= Allison Druin =

American computer scientist

Allison Druin is an American computer scientist who studies human–computer interaction, and digital libraries, particularly focusing on children's use of educational technology.
She is a professor emerita at the University of Maryland, College Park and Associate Provost for Research and Strategic Partnerships at the Pratt Institute.

==Education and career==
Druin has a Bachelor of Fine Arts in graphic design from the Rhode Island School of Design (1985). She earned a master's degree in 1987 from the MIT Media Lab at the Massachusetts Institute of Technology, and completed a Ph.D. in 1997 at the College of Education at the University of New Mexico. Her dissertation was A Multidisciplinary Education for Designing Interactive Applications: The MEDIA Program, and was supervised by Priscilla Norton.
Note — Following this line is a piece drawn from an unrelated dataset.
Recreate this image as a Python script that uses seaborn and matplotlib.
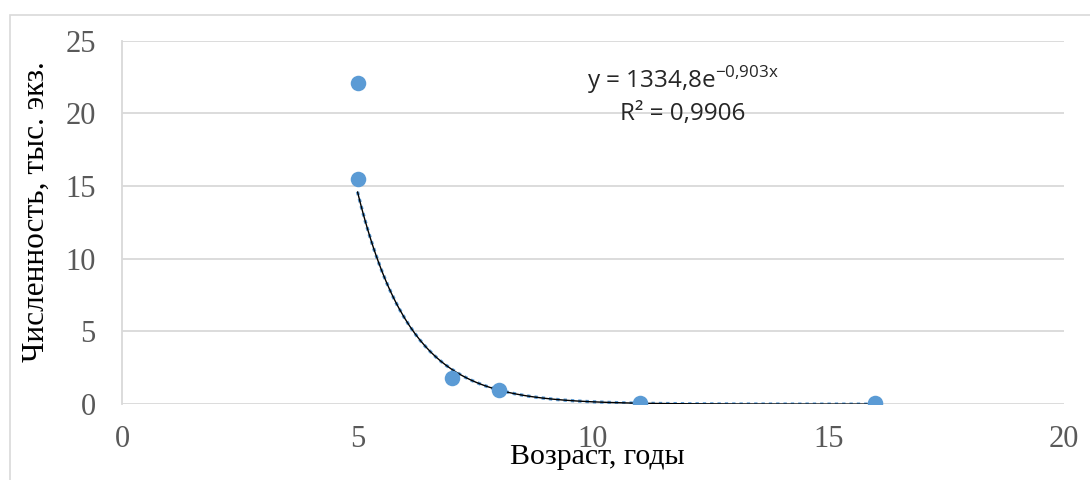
import numpy as np
import pandas as pd
import seaborn as sns
from matplotlib import pyplot as plt
from matplotlib.patches import Rectangle

# age (years) vs abundance (thousand specimens)
age = [5, 5, 7, 8, 11, 16]
count = [22.1, 15.5, 1.8, 1.0, 0.1, 0.05]

# exponential trendline as printed on the chart: y = a * exp(b * x)
trend_a = 1334.8
trend_b = -0.903
trend_label = "y = 1334,8e$^{\\mathregular{-0{,}903x}}$"
r2_label = "R² = 0,9906"

df = pd.DataFrame({"age": age, "count": count})
xs = np.linspace(min(age), max(age), 200)
trend = pd.DataFrame({"age": xs, "count": trend_a * np.exp(trend_b * xs)})

sns.set_style("white")
plt.rcParams["font.family"] = ["Liberation Serif", "DejaVu Serif"]

fig, ax = plt.subplots(figsize=(10.9, 4.8), dpi=100)
fig.subplots_adjust(left=0.112, right=0.976, top=0.915, bottom=0.158)

# outer chart frame (Excel style)
fig.patches.append(Rectangle((0.0092, -0.05), 1.1, 1.019, transform=fig.transFigure,
                             fill=False, edgecolor="#d9d9d9", linewidth=1.2, zorder=-1))

blue = "#5b9bd5"
sns.lineplot(data=trend, x="age", y="count", ax=ax, color=blue, linewidth=2.4,
             linestyle=(0, (1, 1.2)), zorder=2)
sns.lineplot(data=trend, x="age", y="count", ax=ax, color="black", linewidth=1.0, zorder=3)
sns.scatterplot(data=df, x="age", y="count", ax=ax, color=blue, s=125,
                edgecolor=blue, linewidth=0, zorder=4)

ax.set_xlim(0, 20)
ax.set_ylim(0, 25)
ax.set_xticks([0, 5, 10, 15, 20])
ax.set_yticks([0, 5, 10, 15, 20, 25])
ax.yaxis.grid(True, color="#d9d9d9", linewidth=1.3)
ax.xaxis.grid(False)
for side in ["top", "right", "bottom"]:
    ax.spines[side].set_visible(False)
ax.spines["left"].set_color("#d9d9d9")
ax.spines["left"].set_linewidth(1.3)
ax.tick_params(axis="both", length=0, labelsize=22, labelcolor="#595959")
ax.tick_params(axis="x", pad=15)
ax.tick_params(axis="y", pad=19)

ax.set_xlabel("Возраст, годы", fontsize=21.5, color="black")
ax.xaxis.set_label_coords(0.505, -0.11)
ax.set_ylabel("Численность, тыс. экз.", fontsize=22.5, color="black")
ax.yaxis.set_label_coords(-0.076, 0.53)

ax.text(11.9, 22.3, trend_label, ha="center", va="center", fontsize=17.5,
        family=["Open Sans", "DejaVu Sans"])
ax.text(11.9, 19.95, r2_label, ha="center", va="center", fontsize=17.5,
        family=["Open Sans", "DejaVu Sans"])

plt.savefig("out.png", dpi=100)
She joined the College of Information Studies at the University of Maryland, College Park as a research assistant professor in 1998, and became a regular-rank faculty member in 1999. From 2006 to 2011 she directed the Human-Computer Interaction Lab at the university, from 2010 to 2012 she was Associate Dean for Research, from 2011 to 2013 she was ADVANCE Professor, and from 2013 to 2015 she was chief futurist for the university. She took a leave from Maryland to work for two years as Special Advisor for National Digital Strategy to the US National Park Service, before joining the Pratt Institute as Associate Provost in 2017.

==Books==
Druin is the author or editor of:
- Children’s Internet Search: Using Roles to Understand Children’s Search Behavior (with Elizabeth Foss, Morgan & Claypool, 2014)
- Methods and Techniques for Involving Children in the Design of New Technology for Children (with Jerry Alan Fails and Mona Leigh Guha, Now Publishers, 2013)
- Mobile Technology for Children: Designing for Interaction and Learning (ed., Morgan Kauffman, 2009)
- Robots for Kids: Exploring New Technologies for Learning (ed. with James Hendler, Morgan Kaufmann, 2000)
- The Design of Children's Technology (ed., Morgan Kaufmann, 1999)
- Designing Multimedia Environments for Children (with Cynthia Solomon, Wiley, 1996)

==Awards and honors==
Druin and Ben Bederson won the ACM SIGCHI Social Impact Award in 2010, for developing the International Children's Digital Library. In 2014, Druin became an ACM Distinguished Member. Druin was elected as a Fellow of the Association for Computing Machinery in 2016, "for contributions to creating information and computing technologies with and for children". In the same year she was elected to the CHI Academy.